Briefly – World

Haiti

Five killed in gunbattle

Haitian police backed by U.N. peacekeepers encircled a seaside slum controlled by heavily armed gangs on Friday, killing at least five gunmen in a firefight as the U.N. Security Council discussed efforts to pacify the nation ahead of fall elections.

Between five and 10 armed civilians died in the hourlong gunbattle between Haitian police and suspects described as members of street gangs, said Lt. Col. Elouafi Boulbars, a U.N. military spokesman. He said two Haitian police also were injured in the clash in Cite Soleil, where a day earlier a Filipino peacekeeper was shot and killed.

The clash came as some diplomats and politicians said Haiti had made little progress in preparing for November elections and needed more funding to lay the groundwork for the vote.

The U.N. Security Council met with leaders of political groups, and participants said Haitian politicians expressed frustration with U.N. efforts to assure safe and free elections more than a year after the overthrow of President Jean-Bertrand Aristide.

Russia

Insurgents fight back in Chechen capital

Russian and Chechen regional forces battled fighters holed up in an apartment building Friday in the Chechen capital of Grozny, killing at least five militants and leaving up to six federal troops dead, officials and news reports said.

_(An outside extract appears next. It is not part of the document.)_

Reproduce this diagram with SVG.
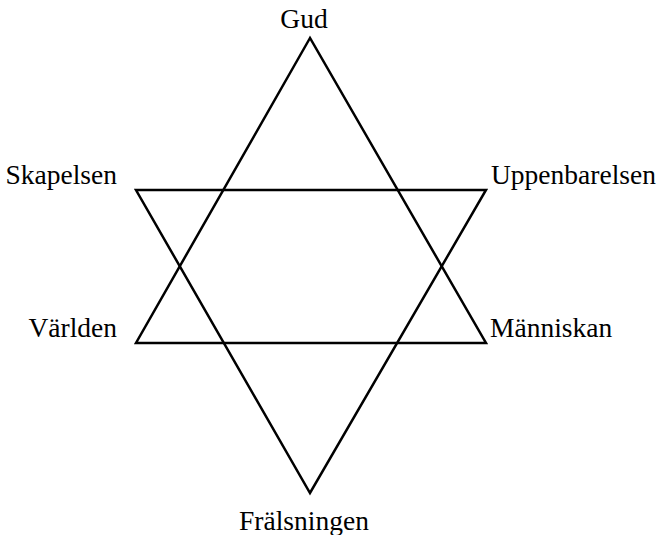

The daytime gunbattle came hours after Russian forces staged a predawn raid, killing four fighters and seizing two portable anti-aircraft missile systems from rebels near the main air base.

The fighting in and around the Chechen capital was some of the fiercest in months.

Russian television showed helicopters circling over a nine-story apartment building in Grozny as heavily armed soldiers fired repeatedly. Smoke later could be seen billowing out of the building, which, like many in the Chechen capital, is already ruined from nearly a decade of war and violence in the southern Russian region.

Geneva

WHO says two virus shipments still missing

Health experts have destroyed two-thirds of the specimens of a killer influenza virus sent as part of routine test kits around the world, but still were trying to trace two shipments that were supposed to go to Mexico and Lebanon, U.N. officials said Friday.

The World Health Organization has been urging thousands of labs in 18 countries that received vials of the nearly 50-year-old H2N2 virus to destroy the samples amid fears of a global pandemic should the virus be released.

WHO influenza chief Klaus Stohr said 10 of the countries that received samples confirmed their labs had destroyed the virus. Labs in Lebanon and Mexico, however, “never received the specimen even though they were on the distribution list,” Stohr said.

Bangladesh

Rescue efforts stop; 111 workers missing

Rescuers all but gave up hope of finding 111 missing workers in a collapsed garment factory in Bangladesh, as the confirmed death toll climbed to 54 after a total of 10 bodies were pulled from the rubble Friday.

A boiler blast Monday brought the nine-story building down on top of nearly 300 workers at Spectrum Garments Factory Ltd. near Savar, a town 20 miles northwest of the capital, Dhaka.

Rescuers found 10 bodies Friday and “it’ll be a miracle if we find any survivors,” a police official said.

The corpses were recovered after cranes removed huge concrete slabs, he said, adding it could take another week to clear the tons of rubble.

Bangladesh has about 2,500 garment factories employing about 1.8 million workers, about 90 percent of them women. The South Asian nation exports more than $5 billion of textiles each year.

Beijing

China warns against anti-Japan protests

China warned its people against participating in planned anti-Japanese protests this weekend, apparently worried they might spin out of control amid suggestions Beijing was trying to use the unrest to block Tokyo’s bid for a permanent U.N. Security Council seat.

Despite the warning, a crowd of about 5,000 people launched an anti-Japanese march today in central Shanghai, heading in the direction of Japan’s consulate as several hundred police watched.

As Japan’s foreign minister prepared to fly to Beijing for talks aimed at defusing the tensions, activists posted messages on Web sites calling for a third weekend of protests over Tokyo’s wartime history and the Security Council bid.